E poi il commovente invito a ereditare, come fece Carla Nespolo, il termine e l’animo di staffetta: un papavero rosso e la benevolenza di vedere nell’altro non un nemico, ma qualcuno verso cui tendere la mano. In Politica e fascismo, la denuncia di Biani è orientata verso i fascisti tradizionali, quelli “del terzo millennio”, verso l’ossessione della sicurezza e del prima gli italiani. Il capitolo Internazionale sovranista è dedicato alle forze politiche di estrema destra che ormai si affastellano nelle istituzioni europee e non solo. Un Hitler “pop” svetta dalla vignetta su cui campeggia il monito “La storia non si ripete mai uguale a se stessa”, sottolineando quanto sia necessario intercettare il fascismo endemico. Nella sezione conclusiva, Il fascismo oggi, Biani racconta trasversalmente e con grande acume quello che serpeggia nei luoghi comuni, nel non sono razzista ma (premessa doverosa per quanti stiano per dire qualcosa di estremamente razzista) e nella difesa a spada tratta della triade dio-patria-famiglia. E poi ancora la minaccia, sempre più concreta e tangibile, delle organizzazioni neofasciste organizzate e diffuse attraverso gli strumenti informatici alla portata di tutti: dai gruppi Telegram agli insulti nei commenti su Facebook.
Forme nuove o più “domestiche” che sbarrano la strada all’evoluzione di un Paese perché – come ricorda Giuseppe Civati nell’introduzione del volume – il fascismo mira sempre a far retrocedere, a ribaltare il ruolo tra vittima e carnefice, blaterando vacuamente di lesa libertà di parola o di espressione. Con incredibile spirito di osservazione e proprietà di sintesi, Biani ci ricorda come l’indulgenza (se non addirittura il sostegno) al fascismo siano una costante del periodo storico in cui viviamo. Perché pericolosamente, più volte e da più parti, parlare di fascismo è stato additato come anacronistico: come se il fascismo, idra dalle innumerevoli teste, non possa davvero tornare. Ma la realtà è che le discriminazioni germinano nel terreno del qualunquismo, di chi si ostina a pensare che sia prerogativa delle camicie nere e i respingimenti in mare siano una soluzione necessaria.

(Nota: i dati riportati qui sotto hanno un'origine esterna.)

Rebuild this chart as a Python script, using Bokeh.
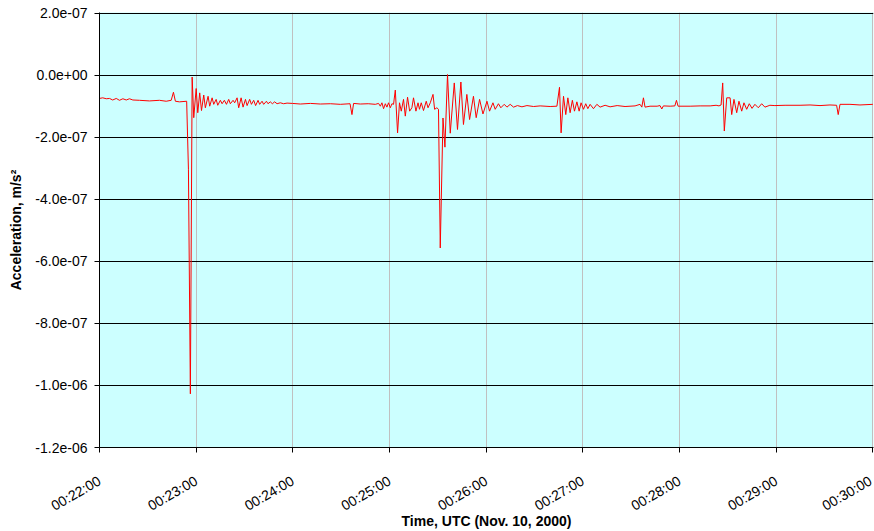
import math
import datetime as dt
from bokeh.plotting import figure
from bokeh.models import (FixedTicker, CustomJSTickFormatter, DatetimeTickFormatter,
                          Range1d, ColumnDataSource)
from bokeh.embed import file_html
from bokeh.resources import INLINE

# ---- data -----------------------------------------------------------------
# seconds after 00:22:00 UTC, Nov. 10, 2000
t_sec = [0, 2.0, 4.2, 6.2, 8.2, 10.4, 12.4, 14.5, 16.6, 18.6, 20.7, 24.8, 31.0, 37.2,
         41.4, 44.5, 45.9, 47.1, 49.6, 54.1, 55.2, 56.4, 57.5, 58.5, 60.0, 61.0,
         62.2, 63.3, 64.7, 65.7, 67.4, 68.4, 69.9, 70.9, 72.4, 73.4, 75.0, 76.1,
         77.5, 78.8, 80.2, 81.2, 82.9, 83.9, 85.4, 86.4, 87.9, 89.1, 90.6, 91.6,
         93.2, 94.3, 95.7, 96.9, 98.4, 99.4, 100.9, 101.9, 103.6, 104.6, 106.0,
         107.3, 108.7, 110.2, 112.2, 114.3, 116.4, 119.7, 124.7, 130.9, 137.1,
         143.3, 149.5, 155.5, 156.7, 157.7, 161.9, 166.8, 171.2, 173.2, 174.3,
         175.3, 176.3, 177.4, 178.4, 179.4, 180.5, 181.5, 182.5, 183.6, 185.0,
         186.2, 187.3, 188.7, 189.8, 191.2, 192.5, 193.9, 194.9, 196.4, 197.7,
         198.6, 199.7, 201.1, 202.8, 203.9, 205.3, 207.0, 208.0, 209.4, 210.4,
         211.5, 213.2, 214.4, 216.0, 217.7, 220.2, 222.2, 224.3, 225.9, 228.0,
         229.7, 232.1, 233.8, 235.9, 238.0, 240.5, 242.1, 244.2, 245.6, 247.6,
         249.1, 251.2, 252.9, 254.9, 257.0, 259.4, 262.2, 265.3, 269.4, 273.5,
         279.7, 283.9, 285.5, 286.5, 288.0, 289.4, 290.7, 292.1, 293.5, 294.8,
         296.3, 297.7, 298.9, 300.4, 301.8, 303.1, 304.5, 306.6, 308.7, 310.7,
         313.8, 316.9, 321.3, 326.2, 332.4, 335.5, 336.6, 337.6, 338.6, 341.7,
         346.1, 347.9, 349.0, 350.0, 354.2, 357.1, 358.1, 359.1, 366.6, 372.8,
         379.0, 382.7, 384.5, 385.8, 386.8, 387.8, 389.3, 391.4, 392.4, 393.8,
         395.5, 396.9, 398.6, 400.0, 401.7, 403.3, 405.0, 406.8, 408.9, 411.0,
         413.0, 416.1, 419.2, 425.5, 434.8, 441.0, 447.2, 453.4, 457.5, 458.5,
         459.6, 465.8, 472.0, 480.0]

# acceleration in units of 1e-7 m/s^2
accel_e7 = [-0.75, -0.73, -0.76, -0.75, -0.80, -0.75, -0.81, -0.76, -0.80, -0.76, -0.80,
            -0.81, -0.83, -0.81, -0.84, -0.81, -0.55, -0.84, -0.86, -0.84, -3.03,
            -10.27, -0.06, -1.37, -0.43, -1.21, -0.57, -1.14, -0.64, -1.05, -0.68,
            -1.00, -0.73, -0.94, -0.78, -0.97, -0.81, -0.92, -0.81, -0.94, -0.78,
            -0.92, -0.81, -0.89, -0.73, -1.05, -0.73, -1.03, -0.78, -0.98, -0.78,
            -0.94, -0.81, -0.98, -0.81, -0.94, -0.84, -0.94, -0.84, -0.92, -0.86,
            -0.92, -0.86, -0.92, -0.89, -0.92, -0.90, -0.91, -0.93, -0.91, -0.93,
            -0.92, -0.94, -0.92, -1.27, -0.91, -0.93, -0.92, -0.94, -0.91, -1.00,
            -0.89, -1.08, -0.92, -1.03, -0.89, -1.05, -0.92, -0.94, -0.48, -1.86,
            -0.89, -1.16, -0.78, -1.32, -0.71, -1.16, -1.05, -0.73, -1.16, -0.89,
            -1.10, -0.89, -1.14, -0.84, -1.05, -0.89, -0.62, -1.10, -1.05, -1.10,
            -5.57, -1.38, -2.32, 0.02, -1.87, -0.25, -1.75, -0.22, -1.59, -0.62,
            -1.43, -0.68, -1.37, -0.78, -1.25, -0.84, -1.16, -0.89, -1.10, -0.92,
            -1.05, -0.94, -1.03, -0.94, -1.03, -0.98, -1.02, -0.98, -1.01, -0.99,
            -1.01, -1.00, -0.39, -1.86, -0.68, -1.27, -0.73, -1.21, -0.81, -1.16,
            -0.86, -1.16, -0.89, -1.10, -0.92, -1.08, -0.94, -1.08, -0.94, -1.03,
            -0.97, -1.02, -0.98, -1.01, -0.99, -0.94, -1.03, -0.73, -1.03, -1.00,
            -1.00, -0.98, -1.09, -0.99, -1.00, -0.99, -0.81, -1.00, -1.00, -0.99,
            -0.99, -0.97, -0.99, -0.96, -0.25, -1.80, -0.73, -0.73, -1.27, -0.78,
            -1.21, -0.84, -1.16, -0.89, -1.10, -0.92, -1.07, -0.94, -1.05, -0.92,
            -1.03, -0.97, -0.98, -0.97, -0.97, -0.96, -0.98, -0.96, -0.97, -1.27,
            -0.94, -0.94, -0.96, -0.94]

x_tick_labels = ["00:22:00", "00:23:00", "00:24:00", "00:25:00", "00:26:00",
                 "00:27:00", "00:28:00", "00:29:00", "00:30:00"]
y_ticks_e7 = [-12, -10, -8, -6, -4, -2, 0, 2]

# ---- build ----------------------------------------------------------------
day = dt.datetime(2000, 11, 10)
epoch = dt.datetime(1970, 1, 1)
base = dt.datetime(2000, 11, 10, 0, 22, 0)


def to_ms(d):
    return (d - epoch).total_seconds() * 1000.0


x_ms = [to_ms(base) + s * 1000.0 for s in t_sec]
y_val = [v * 1e-7 for v in accel_e7]
src = ColumnDataSource(dict(x=x_ms, y=y_val))

x_ticks = []
for lab in x_tick_labels:
    hh, mm, ss = (int(k) for k in lab.split(":"))
    x_ticks.append(to_ms(day + dt.timedelta(hours=hh, minutes=mm, seconds=ss)))

FONT = "Liberation Sans"

# small padding so the edge grid lines stay visible
x_pad = 400.0
y_pad = 0.02e-7

p = figure(width=874, height=531, output_backend="svg", toolbar_location=None,
           x_axis_type="datetime",
           x_range=Range1d(x_ticks[0], x_ticks[-1] + x_pad),
           y_range=Range1d(y_ticks_e7[0] * 1e-7, y_ticks_e7[-1] * 1e-7 + y_pad),
           min_border_left=99, min_border_right=1, min_border_top=12,
           min_border_bottom=84)

p.background_fill_color = "#CCFFFF"
p.border_fill_color = "white"
p.outline_line_color = None

p.line("x", "y", source=src, color="#FF0000", line_width=1)

p.xaxis.ticker = FixedTicker(ticks=x_ticks)
p.xaxis.formatter = DatetimeTickFormatter(
    microseconds="%H:%M:%S", milliseconds="%H:%M:%S", seconds="%H:%M:%S",
    minsec="%H:%M:%S", minutes="%H:%M:%S", hourmin="%H:%M:%S", hours="%H:%M:%S",
    days="%H:%M:%S", months="%H:%M:%S", years="%H:%M:%S")
p.xaxis.major_label_orientation = math.pi / 6

p.yaxis.ticker = FixedTicker(ticks=[v * 1e-7 for v in y_ticks_e7])
p.yaxis.formatter = CustomJSTickFormatter(code="""
    const e = tick.toExponential(1);
    const parts = e.split("e");
    const ex = parts[1];
    const sign = ex[0];
    const d = ex.slice(1).padStart(2, "0");
    return parts[0] + "e" + sign + d;
""")

for ax in (p.xaxis[0], p.yaxis[0]):
    ax.axis_line_color = "black"
    ax.axis_line_width = 1
    ax.major_tick_line_color = "black"
    ax.major_tick_out = 5
    ax.major_tick_in = 0
    ax.minor_tick_line_color = None
    ax.major_label_text_font = FONT
    ax.major_label_text_font_size = "14px"
    ax.major_label_text_color = "black"
    ax.axis_label_text_font = FONT
    ax.axis_label_text_font_size = "14px"
    ax.axis_label_text_font_style = "bold"
    ax.axis_label_text_color = "black"

p.xaxis.axis_label = "Time, UTC (Nov. 10, 2000)"
p.yaxis.axis_label = "Acceleration, m/s²"
p.yaxis.major_label_standoff = 7
p.xaxis.major_label_standoff = 27
p.yaxis.axis_label_standoff = 8
p.xaxis.axis_label_standoff = -11

p.ygrid.grid_line_color = "black"
p.ygrid.grid_line_width = 1
p.xgrid.grid_line_color = "#C0C0C0"
p.xgrid.grid_line_width = 1

open("out.html", "w").write(file_html(p, INLINE))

Il filosofo Adorno sentenziò che, dopo Auschwitz, non sarebbe stato più possibile fare poesia, abbracciare l’arte e separarla dall’urgenza di evitare nuovamente gli orrori dello sterminio nazifascista. È questo il fiore aderisce perfettamente alla necessità di poesia civile, sublimando l’impegno quotidiano delle illustrazioni di Mauro Biani e condensando la società in affreschi efficaci e fulminanti. Con i piedi ben saldi a terra e gli occhi puntati sul futuro, sommatoria ineluttabile di ciò che eravamo e ciò che siamo, Biani fa sorridere amaramente, annuire sospirando: È questo il fiore è un invito a riflettere. Non retorico e stantio, ma fresco e spontaneo, come un fiore di campo.